▶ Recorded data
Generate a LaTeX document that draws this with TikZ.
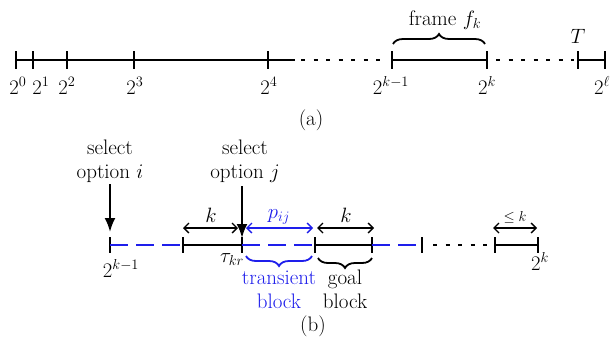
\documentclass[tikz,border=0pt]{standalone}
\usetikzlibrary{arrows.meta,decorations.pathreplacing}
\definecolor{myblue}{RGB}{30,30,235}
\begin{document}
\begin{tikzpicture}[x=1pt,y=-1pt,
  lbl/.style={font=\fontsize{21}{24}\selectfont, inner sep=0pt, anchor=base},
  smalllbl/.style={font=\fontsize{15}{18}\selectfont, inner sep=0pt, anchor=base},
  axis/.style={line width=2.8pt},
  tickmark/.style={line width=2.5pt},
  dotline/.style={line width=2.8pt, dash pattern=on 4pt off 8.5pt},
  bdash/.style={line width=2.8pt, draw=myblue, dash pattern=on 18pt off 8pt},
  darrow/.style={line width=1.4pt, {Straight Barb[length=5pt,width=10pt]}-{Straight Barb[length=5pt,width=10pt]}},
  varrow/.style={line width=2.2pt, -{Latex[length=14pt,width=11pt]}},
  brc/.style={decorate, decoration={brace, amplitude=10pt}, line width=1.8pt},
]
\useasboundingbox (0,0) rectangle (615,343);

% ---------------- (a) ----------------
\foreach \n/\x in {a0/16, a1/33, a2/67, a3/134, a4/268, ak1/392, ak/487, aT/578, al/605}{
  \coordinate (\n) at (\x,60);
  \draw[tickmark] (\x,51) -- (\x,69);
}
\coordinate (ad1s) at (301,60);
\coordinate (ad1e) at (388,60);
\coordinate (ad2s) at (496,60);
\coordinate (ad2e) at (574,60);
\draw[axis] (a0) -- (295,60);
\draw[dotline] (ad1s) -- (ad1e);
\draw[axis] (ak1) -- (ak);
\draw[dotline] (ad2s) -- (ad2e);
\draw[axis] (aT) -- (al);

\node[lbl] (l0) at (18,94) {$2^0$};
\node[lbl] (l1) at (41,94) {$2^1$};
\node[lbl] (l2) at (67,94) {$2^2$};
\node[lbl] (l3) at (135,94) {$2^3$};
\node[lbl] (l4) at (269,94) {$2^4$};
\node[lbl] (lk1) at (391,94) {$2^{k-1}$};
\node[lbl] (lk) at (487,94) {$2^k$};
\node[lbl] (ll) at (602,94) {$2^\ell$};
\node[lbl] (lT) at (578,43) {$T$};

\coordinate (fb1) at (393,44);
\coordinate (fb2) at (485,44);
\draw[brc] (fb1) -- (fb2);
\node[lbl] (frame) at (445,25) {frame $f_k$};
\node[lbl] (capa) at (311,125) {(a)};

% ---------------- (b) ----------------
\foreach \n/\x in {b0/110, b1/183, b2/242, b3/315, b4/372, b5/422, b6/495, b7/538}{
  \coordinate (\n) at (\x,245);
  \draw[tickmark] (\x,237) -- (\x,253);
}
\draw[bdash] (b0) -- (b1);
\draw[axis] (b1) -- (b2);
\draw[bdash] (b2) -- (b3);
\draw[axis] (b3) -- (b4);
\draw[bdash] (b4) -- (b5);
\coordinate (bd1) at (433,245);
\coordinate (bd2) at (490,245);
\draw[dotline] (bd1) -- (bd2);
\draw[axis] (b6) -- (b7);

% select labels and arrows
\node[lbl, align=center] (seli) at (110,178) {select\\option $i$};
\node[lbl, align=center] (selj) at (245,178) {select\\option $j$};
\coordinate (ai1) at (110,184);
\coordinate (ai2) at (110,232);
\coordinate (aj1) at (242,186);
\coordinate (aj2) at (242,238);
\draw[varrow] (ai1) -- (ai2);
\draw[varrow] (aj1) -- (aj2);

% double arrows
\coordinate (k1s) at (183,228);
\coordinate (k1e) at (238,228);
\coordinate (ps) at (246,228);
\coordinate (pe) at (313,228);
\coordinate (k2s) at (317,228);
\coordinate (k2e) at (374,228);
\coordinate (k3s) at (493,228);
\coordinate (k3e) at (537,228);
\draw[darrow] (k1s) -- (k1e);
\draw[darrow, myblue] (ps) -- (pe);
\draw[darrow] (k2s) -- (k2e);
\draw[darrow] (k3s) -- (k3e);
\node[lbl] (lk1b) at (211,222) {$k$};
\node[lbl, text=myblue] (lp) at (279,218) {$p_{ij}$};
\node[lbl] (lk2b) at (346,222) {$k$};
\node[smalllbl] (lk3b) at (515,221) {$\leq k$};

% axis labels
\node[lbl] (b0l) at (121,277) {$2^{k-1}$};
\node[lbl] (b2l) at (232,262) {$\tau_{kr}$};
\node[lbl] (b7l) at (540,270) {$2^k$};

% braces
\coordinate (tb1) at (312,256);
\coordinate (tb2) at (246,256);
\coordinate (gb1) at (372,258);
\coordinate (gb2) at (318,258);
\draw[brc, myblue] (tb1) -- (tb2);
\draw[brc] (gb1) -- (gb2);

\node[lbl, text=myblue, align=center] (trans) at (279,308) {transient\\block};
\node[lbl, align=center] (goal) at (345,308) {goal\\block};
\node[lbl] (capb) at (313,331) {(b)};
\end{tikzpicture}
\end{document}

▶ What this task involves
Transcribe the full listing above exactly, with the images removed.

▶ Answer to this exercise
Generate a LaTeX document that draws this with TikZ.
\documentclass[tikz,border=0pt]{standalone}
\usetikzlibrary{arrows.meta,decorations.pathreplacing}
\definecolor{myblue}{RGB}{30,30,235}
\begin{document}
\begin{tikzpicture}[x=1pt,y=-1pt,
  lbl/.style={font=\fontsize{21}{24}\selectfont, inner sep=0pt, anchor=base},
  smalllbl/.style={font=\fontsize{15}{18}\selectfont, inner sep=0pt, anchor=base},
  axis/.style={line width=2.8pt},
  tickmark/.style={line width=2.5pt},
  dotline/.style={line width=2.8pt, dash pattern=on 4pt off 8.5pt},
  bdash/.style={line width=2.8pt, draw=myblue, dash pattern=on 18pt off 8pt},
  darrow/.style={line width=1.4pt, {Straight Barb[length=5pt,width=10pt]}-{Straight Barb[length=5pt,width=10pt]}},
  varrow/.style={line width=2.2pt, -{Latex[length=14pt,width=11pt]}},
  brc/.style={decorate, decoration={brace, amplitude=10pt}, line width=1.8pt},
]
\useasboundingbox (0,0) rectangle (615,343);

% ---------------- (a) ----------------
\foreach \n/\x in {a0/16, a1/33, a2/67, a3/134, a4/268, ak1/392, ak/487, aT/578, al/605}{
  \coordinate (\n) at (\x,60);
  \draw[tickmark] (\x,51) -- (\x,69);
}
\coordinate (ad1s) at (301,60);
\coordinate (ad1e) at (388,60);
\coordinate (ad2s) at (496,60);
\coordinate (ad2e) at (574,60);
\draw[axis] (a0) -- (295,60);
\draw[dotline] (ad1s) -- (ad1e);
\draw[axis] (ak1) -- (ak);
\draw[dotline] (ad2s) -- (ad2e);
\draw[axis] (aT) -- (al);

\node[lbl] (l0) at (18,94) {$2^0$};
\node[lbl] (l1) at (41,94) {$2^1$};
\node[lbl] (l2) at (67,94) {$2^2$};
\node[lbl] (l3) at (135,94) {$2^3$};
\node[lbl] (l4) at (269,94) {$2^4$};
\node[lbl] (lk1) at (391,94) {$2^{k-1}$};
\node[lbl] (lk) at (487,94) {$2^k$};
\node[lbl] (ll) at (602,94) {$2^\ell$};
\node[lbl] (lT) at (578,43) {$T$};

\coordinate (fb1) at (393,44);
\coordinate (fb2) at (485,44);
\draw[brc] (fb1) -- (fb2);
\node[lbl] (frame) at (445,25) {frame $f_k$};
\node[lbl] (capa) at (311,125) {(a)};

% ---------------- (b) ----------------
\foreach \n/\x in {b0/110, b1/183, b2/242, b3/315, b4/372, b5/422, b6/495, b7/538}{
  \coordinate (\n) at (\x,245);
  \draw[tickmark] (\x,237) -- (\x,253);
}
\draw[bdash] (b0) -- (b1);
\draw[axis] (b1) -- (b2);
\draw[bdash] (b2) -- (b3);
\draw[axis] (b3) -- (b4);
\draw[bdash] (b4) -- (b5);
\coordinate (bd1) at (433,245);
\coordinate (bd2) at (490,245);
\draw[dotline] (bd1) -- (bd2);
\draw[axis] (b6) -- (b7);

% select labels and arrows
\node[lbl, align=center] (seli) at (110,178) {select\\option $i$};
\node[lbl, align=center] (selj) at (245,178) {select\\option $j$};
\coordinate (ai1) at (110,184);
\coordinate (ai2) at (110,232);
\coordinate (aj1) at (242,186);
\coordinate (aj2) at (242,238);
\draw[varrow] (ai1) -- (ai2);
\draw[varrow] (aj1) -- (aj2);

% double arrows
\coordinate (k1s) at (183,228);
\coordinate (k1e) at (238,228);
\coordinate (ps) at (246,228);
\coordinate (pe) at (313,228);
\coordinate (k2s) at (317,228);
\coordinate (k2e) at (374,228);
\coordinate (k3s) at (493,228);
\coordinate (k3e) at (537,228);
\draw[darrow] (k1s) -- (k1e);
\draw[darrow, myblue] (ps) -- (pe);
\draw[darrow] (k2s) -- (k2e);
\draw[darrow] (k3s) -- (k3e);
\node[lbl] (lk1b) at (211,222) {$k$};
\node[lbl, text=myblue] (lp) at (279,218) {$p_{ij}$};
\node[lbl] (lk2b) at (346,222) {$k$};
\node[smalllbl] (lk3b) at (515,221) {$\leq k$};

% axis labels
\node[lbl] (b0l) at (121,277) {$2^{k-1}$};
\node[lbl] (b2l) at (232,262) {$\tau_{kr}$};
\node[lbl] (b7l) at (540,270) {$2^k$};

% braces
\coordinate (tb1) at (312,256);
\coordinate (tb2) at (246,256);
\coordinate (gb1) at (372,258);
\coordinate (gb2) at (318,258);
\draw[brc, myblue] (tb1) -- (tb2);
\draw[brc] (gb1) -- (gb2);

\node[lbl, text=myblue, align=center] (trans) at (279,308) {transient\\block};
\node[lbl, align=center] (goal) at (345,308) {goal\\block};
\node[lbl] (capb) at (313,331) {(b)};
\end{tikzpicture}
\end{document}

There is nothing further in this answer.